The landlord concedes that relief by way of declaratory judgment must be denied if the premises are being used as “ commercial ” space, or if, though used for ‘ ‘ offices ”, as “ business ” space, the lease of February 4,1944, was not “ in force ” on June 1,1944. It also recognizes that its claim of “ mutual mistake of law ” must fall if the space was “ commercial ” space (result*31ing in utilizing March 1,1943, for “ freeze ” date purposes) and not “ business ” space and if the lease of the former tenant is not a “ graduated ” lease within the statutory meaning (resulting in ascertaining the emergency rent as of March 1, 1943, in accordance with the method adopted by the parties).
The proof is clear that the tenant is engaged in the business of reproducing, processing, handling, storing, distributing and selling material used in advertising, sales promotion and publicity. The premises constitute “ commercial ” space and so the parties properly regarded the Commercial Rent Law — rather than the Business Rent Law — as applicable. Under the circumstances, no judgment can be made declaring that the premises are used for “ business ” purposes and the first cause of action is dismissed. In addition, the provisions in both statutes, relative to graduated leases, are such as to show a legislative intent to refer to leases in existence on the respective effective dates of the 1946 amendments (L. 1946, chs. 272, 273) of the statutes. The language has no application to leases which expired prior thereto, such as the former tenant’s lease in this case. It follows that the parties were not in mutual error with regard to their conception of the law and, therefore, the second cause of action is also dismissed.
The foregoing disposition leaves the special proceeding for consideration; that is, is the landlord entitled to an order fixing a reasonable rental in excess of the emergency rental which the tenant has been paying to the landlord. In this connection, a net annual return of 6% on the fair value of the entire property, including the land, plus 2% of principal for amortization of any mortgage thereon, is presumed to be a reasonable return (Schack v. Handel, 271 App. Div. 1, 8).
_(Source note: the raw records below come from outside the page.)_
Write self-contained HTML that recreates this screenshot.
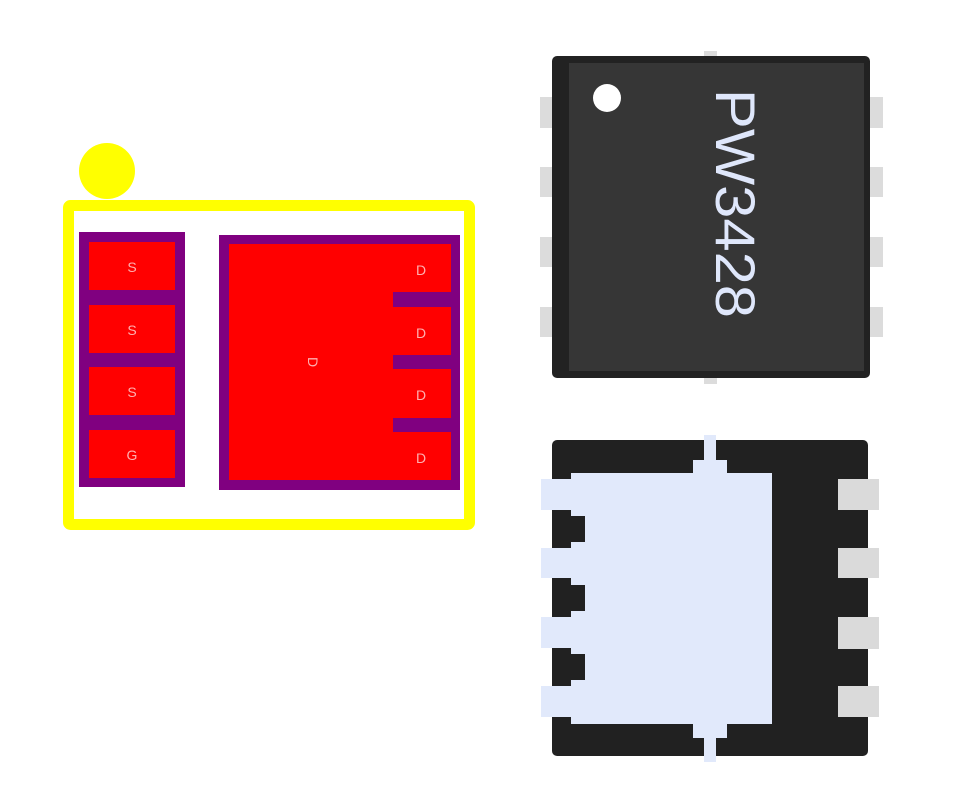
<!DOCTYPE html>
<html><head><meta charset="utf-8"><style>html,body{margin:0;padding:0;background:#fff}svg{display:block}</style></head>
<body>
<svg width="975" height="812" viewBox="0 0 975 812" xmlns="http://www.w3.org/2000/svg" font-family="Liberation Sans, sans-serif">
<circle cx="107" cy="171" r="28" fill="#ffff00"/>
<rect x="68.5" y="205.5" width="401" height="319" fill="none" stroke="#ffff00" stroke-width="11" rx="2"/>
<rect x="79" y="232" width="106" height="255" fill="#800080"/>
<g fill="#ff0000">
<rect x="89" y="242" width="86" height="48"/>
<rect x="89" y="305" width="86" height="48"/>
<rect x="89" y="367" width="86" height="48"/>
<rect x="89" y="430" width="86" height="48"/>
</g>
<rect x="219" y="235" width="241" height="255" fill="#800080"/>
<rect x="229" y="244" width="222" height="236" fill="#ff0000"/>
<g fill="#800080">
<rect x="393" y="292" width="60" height="15"/>
<rect x="393" y="355" width="60" height="14"/>
<rect x="393" y="418" width="60" height="14"/>
</g>
<g fill="#ffb0b0" font-size="14" text-anchor="middle">
<text x="132" y="272">S</text>
<text x="132" y="335">S</text>
<text x="132" y="397">S</text>
<text x="132" y="460">G</text>
<text x="421" y="275">D</text>
<text x="421" y="338">D</text>
<text x="421" y="400">D</text>
<text x="421" y="463">D</text>
<text x="0" y="0" transform="translate(308,362) rotate(90)">D</text>
</g>
<g fill="#dcdcdc">
<rect x="540" y="97" width="14" height="31"/><rect x="540" y="167" width="14" height="30"/>
<rect x="540" y="237" width="14" height="30"/><rect x="540" y="307" width="14" height="30"/>
<rect x="868" y="97" width="15" height="31"/><rect x="868" y="167" width="15" height="30"/>
<rect x="868" y="237" width="15" height="30"/><rect x="868" y="307" width="15" height="30"/>
<rect x="704" y="51" width="13" height="8"/><rect x="704" y="375" width="13" height="9"/>
</g>
<rect x="552" y="56" width="318" height="322" rx="5" fill="#222"/>
<rect x="569" y="63" width="295" height="308" fill="#363636"/>
<circle cx="607" cy="98" r="14" fill="#fff"/>
<text x="0" y="0" transform="translate(716,89) rotate(90)" font-size="56" fill="#dfe7fb" textLength="229" lengthAdjust="spacingAndGlyphs">PW3428</text>
<rect x="552" y="440" width="316" height="316" rx="5" fill="#212121"/>
<g fill="#e1e9fb">
<rect x="571" y="473" width="201" height="251"/>
<rect x="541" y="479" width="32" height="31"/><rect x="541" y="548" width="32" height="30"/>
<rect x="541" y="617" width="32" height="31"/><rect x="541" y="686" width="32" height="31"/>
<rect x="693" y="460" width="34" height="14"/><rect x="704" y="435" width="12" height="26"/>
<rect x="693" y="723" width="34" height="15"/><rect x="704" y="737" width="12" height="25"/>
</g>
<g fill="#212121">
<rect x="552" y="516" width="33" height="26"/><rect x="552" y="585" width="33" height="26"/><rect x="552" y="654" width="33" height="26"/>
</g>
<g fill="#dadada">
<rect x="838" y="479" width="41" height="31"/><rect x="838" y="548" width="41" height="30"/>
<rect x="838" y="617" width="41" height="32"/><rect x="838" y="686" width="41" height="31"/>
</g>
</svg>
</body></html>
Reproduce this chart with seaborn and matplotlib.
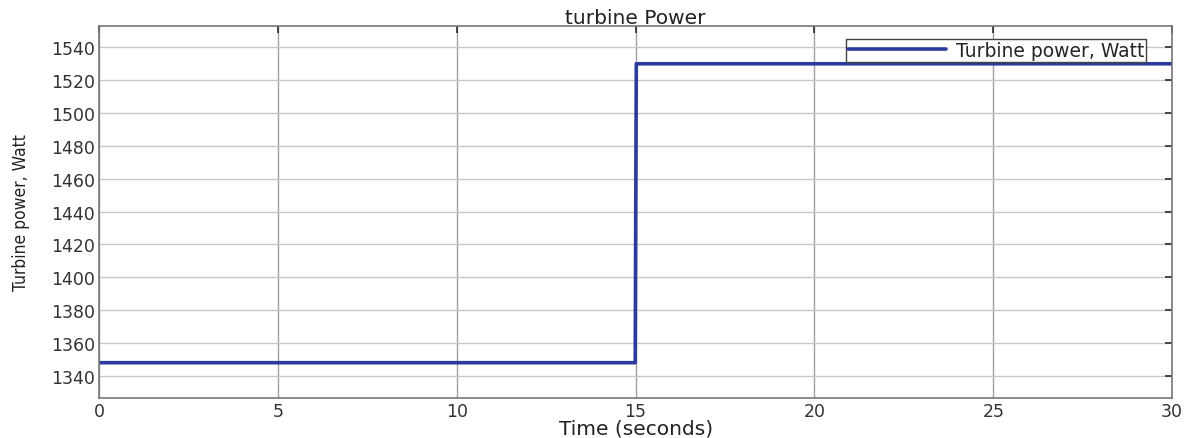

The 1947-1948 assessed value of $475,000 does not represent the property’s fair value. The landlord acquired the property in July, 1941, for $330,000, of which $40,000 was cash. This factor has been considered (Matter of Mouakad v. Ross, 191 Misc. 270; Matter of Beekman v. Ross, 191 Misc. 314) together with the particular trend since the acquisition date. When the landlord applied for a reduction in the assessed value for 1945-1946, the final determination resulted in a figure of $390,000. Consideration has been given, too, to the condition of the building and its income producing capacity. On the basis of all the testimony adduced at the trial, the fair value is deemed to be $400,000 — $200,000 for the land and $200,000 for the building. A net annual return thereon of 6% is $24,000, to which should be added $5,365 (2% on the *32reduced principal amount of the mortgage of $268,250), making in all the sum of $29,365, which is fair and reasonable under all the circumstances of the case. The earnings for the twelve months prior to the institution of the proceeding, on the landlord’s figures, reflect a total of $28,600. The difference between this and $29,365 is but $765. This difference is more than offset by a substantial portion of expenditures during the fiscal year, aggregating about $5,000 for plumbing, outside painting, and installing a high temperature combustion chamber in the boiler — expenditures which to an appreciable extent come within the realm of alterations and improvements, rather than repairs entirely deductible in a single year. On this basis the income is in excess of the fair and reasonable figure of $29,365.
The proceeding is, accordingly, dismissed. Settle judgment dismissing the complaint and petition on the merits.